_Written problem_
Pick out each line with the word "React" from the material that follows.

_Raw data_

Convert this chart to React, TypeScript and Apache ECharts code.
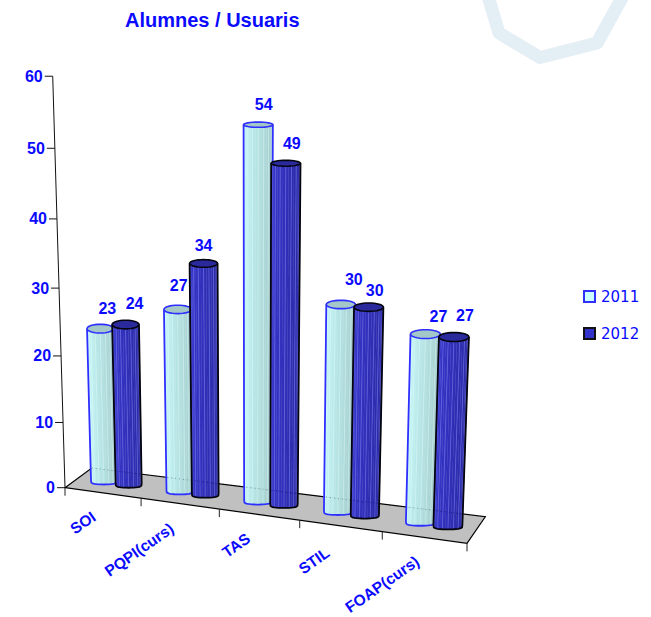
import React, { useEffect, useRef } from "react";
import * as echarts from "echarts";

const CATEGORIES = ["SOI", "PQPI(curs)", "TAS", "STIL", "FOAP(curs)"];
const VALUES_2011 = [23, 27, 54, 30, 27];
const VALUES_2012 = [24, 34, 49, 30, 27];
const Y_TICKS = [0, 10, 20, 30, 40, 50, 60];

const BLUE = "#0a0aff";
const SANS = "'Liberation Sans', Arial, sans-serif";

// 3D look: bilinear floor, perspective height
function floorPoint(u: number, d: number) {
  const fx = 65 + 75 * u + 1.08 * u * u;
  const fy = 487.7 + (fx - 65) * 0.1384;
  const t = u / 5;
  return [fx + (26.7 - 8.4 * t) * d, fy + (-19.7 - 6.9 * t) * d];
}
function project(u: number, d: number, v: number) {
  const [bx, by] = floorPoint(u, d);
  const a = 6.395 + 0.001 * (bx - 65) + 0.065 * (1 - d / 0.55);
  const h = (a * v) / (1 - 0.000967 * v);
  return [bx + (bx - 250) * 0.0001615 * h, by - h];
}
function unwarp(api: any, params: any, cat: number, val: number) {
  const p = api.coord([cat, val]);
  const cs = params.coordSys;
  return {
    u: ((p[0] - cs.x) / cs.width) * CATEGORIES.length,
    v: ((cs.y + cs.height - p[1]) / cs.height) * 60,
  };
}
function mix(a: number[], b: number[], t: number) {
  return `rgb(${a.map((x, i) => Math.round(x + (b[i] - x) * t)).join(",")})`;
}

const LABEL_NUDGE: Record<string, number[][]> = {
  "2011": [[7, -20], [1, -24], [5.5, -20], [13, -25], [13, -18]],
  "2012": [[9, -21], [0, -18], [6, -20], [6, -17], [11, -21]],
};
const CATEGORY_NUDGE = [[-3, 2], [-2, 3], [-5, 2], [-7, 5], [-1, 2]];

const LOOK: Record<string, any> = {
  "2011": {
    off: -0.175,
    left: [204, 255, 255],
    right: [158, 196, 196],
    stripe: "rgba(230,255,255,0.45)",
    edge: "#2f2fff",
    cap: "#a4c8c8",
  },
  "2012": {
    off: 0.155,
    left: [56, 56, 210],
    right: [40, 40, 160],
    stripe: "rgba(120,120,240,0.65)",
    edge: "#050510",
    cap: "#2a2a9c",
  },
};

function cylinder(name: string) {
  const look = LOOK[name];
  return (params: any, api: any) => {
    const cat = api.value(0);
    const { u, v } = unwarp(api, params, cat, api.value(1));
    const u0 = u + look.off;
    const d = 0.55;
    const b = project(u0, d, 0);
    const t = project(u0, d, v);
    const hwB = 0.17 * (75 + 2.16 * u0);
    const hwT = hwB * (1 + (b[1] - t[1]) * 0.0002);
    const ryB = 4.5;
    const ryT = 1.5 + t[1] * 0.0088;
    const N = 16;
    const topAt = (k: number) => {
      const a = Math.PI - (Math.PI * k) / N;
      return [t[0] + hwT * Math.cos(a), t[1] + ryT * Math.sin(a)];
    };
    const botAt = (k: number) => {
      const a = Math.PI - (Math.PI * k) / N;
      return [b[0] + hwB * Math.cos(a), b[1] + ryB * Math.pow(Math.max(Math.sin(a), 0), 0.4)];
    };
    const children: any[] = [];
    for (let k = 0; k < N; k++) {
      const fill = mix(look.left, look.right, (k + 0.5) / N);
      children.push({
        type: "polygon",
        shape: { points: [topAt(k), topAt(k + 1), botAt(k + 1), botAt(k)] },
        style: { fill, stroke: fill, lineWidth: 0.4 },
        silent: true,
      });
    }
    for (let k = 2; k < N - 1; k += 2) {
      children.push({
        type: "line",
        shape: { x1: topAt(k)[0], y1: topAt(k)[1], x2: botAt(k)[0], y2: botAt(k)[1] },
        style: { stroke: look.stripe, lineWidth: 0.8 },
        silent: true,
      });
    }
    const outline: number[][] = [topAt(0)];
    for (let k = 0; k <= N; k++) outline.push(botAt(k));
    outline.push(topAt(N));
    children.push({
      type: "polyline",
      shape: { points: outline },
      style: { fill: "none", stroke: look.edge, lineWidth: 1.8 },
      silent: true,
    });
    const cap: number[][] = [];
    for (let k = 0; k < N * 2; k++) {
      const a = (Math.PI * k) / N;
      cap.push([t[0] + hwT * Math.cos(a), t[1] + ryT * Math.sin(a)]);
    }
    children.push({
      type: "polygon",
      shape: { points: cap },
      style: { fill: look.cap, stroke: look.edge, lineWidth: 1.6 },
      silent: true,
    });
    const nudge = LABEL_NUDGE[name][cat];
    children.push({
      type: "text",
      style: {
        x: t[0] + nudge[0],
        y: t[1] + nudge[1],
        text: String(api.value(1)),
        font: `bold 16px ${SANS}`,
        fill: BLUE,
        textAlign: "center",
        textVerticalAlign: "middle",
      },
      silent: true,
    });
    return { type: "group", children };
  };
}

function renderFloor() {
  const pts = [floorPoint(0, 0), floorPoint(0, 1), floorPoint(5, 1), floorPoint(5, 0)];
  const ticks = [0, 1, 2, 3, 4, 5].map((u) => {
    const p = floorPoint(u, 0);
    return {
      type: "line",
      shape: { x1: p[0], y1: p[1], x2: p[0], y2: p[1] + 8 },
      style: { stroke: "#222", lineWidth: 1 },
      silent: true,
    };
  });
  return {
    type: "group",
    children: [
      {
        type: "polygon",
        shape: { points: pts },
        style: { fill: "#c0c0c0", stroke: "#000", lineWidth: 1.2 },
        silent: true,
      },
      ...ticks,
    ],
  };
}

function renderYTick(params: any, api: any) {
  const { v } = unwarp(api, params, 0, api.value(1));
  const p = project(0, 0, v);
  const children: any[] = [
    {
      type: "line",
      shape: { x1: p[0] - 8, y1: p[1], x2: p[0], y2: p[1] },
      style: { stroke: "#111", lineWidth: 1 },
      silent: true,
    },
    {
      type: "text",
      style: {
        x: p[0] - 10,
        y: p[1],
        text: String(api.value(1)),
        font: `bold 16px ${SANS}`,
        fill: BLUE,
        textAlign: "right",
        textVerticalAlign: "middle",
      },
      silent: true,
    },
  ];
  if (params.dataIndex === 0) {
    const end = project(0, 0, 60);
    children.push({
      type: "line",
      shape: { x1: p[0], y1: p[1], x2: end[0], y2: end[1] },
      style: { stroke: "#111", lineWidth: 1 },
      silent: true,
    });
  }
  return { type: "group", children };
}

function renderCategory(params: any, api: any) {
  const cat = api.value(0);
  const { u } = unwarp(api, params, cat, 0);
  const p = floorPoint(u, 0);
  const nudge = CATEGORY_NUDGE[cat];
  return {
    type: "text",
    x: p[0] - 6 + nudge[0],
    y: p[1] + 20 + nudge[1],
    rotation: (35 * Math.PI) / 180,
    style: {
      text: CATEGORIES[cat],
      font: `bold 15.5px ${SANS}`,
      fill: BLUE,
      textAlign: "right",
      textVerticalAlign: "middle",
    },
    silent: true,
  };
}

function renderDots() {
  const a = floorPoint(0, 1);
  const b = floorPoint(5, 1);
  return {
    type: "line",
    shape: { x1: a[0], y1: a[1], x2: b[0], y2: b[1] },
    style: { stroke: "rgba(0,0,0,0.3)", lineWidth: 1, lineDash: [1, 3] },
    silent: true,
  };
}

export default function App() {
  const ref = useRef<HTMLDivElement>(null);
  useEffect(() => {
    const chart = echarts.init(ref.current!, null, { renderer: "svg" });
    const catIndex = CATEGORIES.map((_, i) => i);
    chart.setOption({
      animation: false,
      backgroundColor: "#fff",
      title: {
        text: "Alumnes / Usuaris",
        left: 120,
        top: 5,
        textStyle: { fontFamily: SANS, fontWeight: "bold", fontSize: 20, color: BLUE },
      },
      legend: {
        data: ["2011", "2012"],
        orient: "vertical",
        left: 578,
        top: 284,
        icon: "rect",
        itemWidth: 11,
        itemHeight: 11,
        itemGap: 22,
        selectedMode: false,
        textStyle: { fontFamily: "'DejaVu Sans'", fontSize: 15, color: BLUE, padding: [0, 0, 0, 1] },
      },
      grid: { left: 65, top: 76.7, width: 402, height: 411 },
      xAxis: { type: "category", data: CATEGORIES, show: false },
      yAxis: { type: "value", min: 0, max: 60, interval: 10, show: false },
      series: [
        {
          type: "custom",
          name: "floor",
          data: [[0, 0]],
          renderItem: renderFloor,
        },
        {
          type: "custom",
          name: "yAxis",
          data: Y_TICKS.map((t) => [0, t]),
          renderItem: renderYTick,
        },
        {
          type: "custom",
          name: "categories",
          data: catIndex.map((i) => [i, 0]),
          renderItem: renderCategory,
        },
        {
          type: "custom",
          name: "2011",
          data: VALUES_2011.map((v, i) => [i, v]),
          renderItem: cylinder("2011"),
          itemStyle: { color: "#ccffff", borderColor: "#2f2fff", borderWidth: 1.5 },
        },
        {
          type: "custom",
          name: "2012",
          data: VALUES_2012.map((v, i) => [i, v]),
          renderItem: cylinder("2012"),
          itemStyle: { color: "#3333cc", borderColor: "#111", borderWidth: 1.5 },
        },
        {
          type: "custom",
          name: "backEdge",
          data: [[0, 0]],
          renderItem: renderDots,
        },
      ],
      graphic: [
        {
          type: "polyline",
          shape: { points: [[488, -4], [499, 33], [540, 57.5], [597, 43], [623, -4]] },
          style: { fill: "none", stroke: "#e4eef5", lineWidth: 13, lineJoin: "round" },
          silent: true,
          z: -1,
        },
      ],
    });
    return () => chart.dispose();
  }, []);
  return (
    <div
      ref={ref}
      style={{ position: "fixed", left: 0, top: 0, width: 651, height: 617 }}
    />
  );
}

_Response_
Convert this chart to React, TypeScript and Apache ECharts code.
import React, { useEffect, useRef } from "react";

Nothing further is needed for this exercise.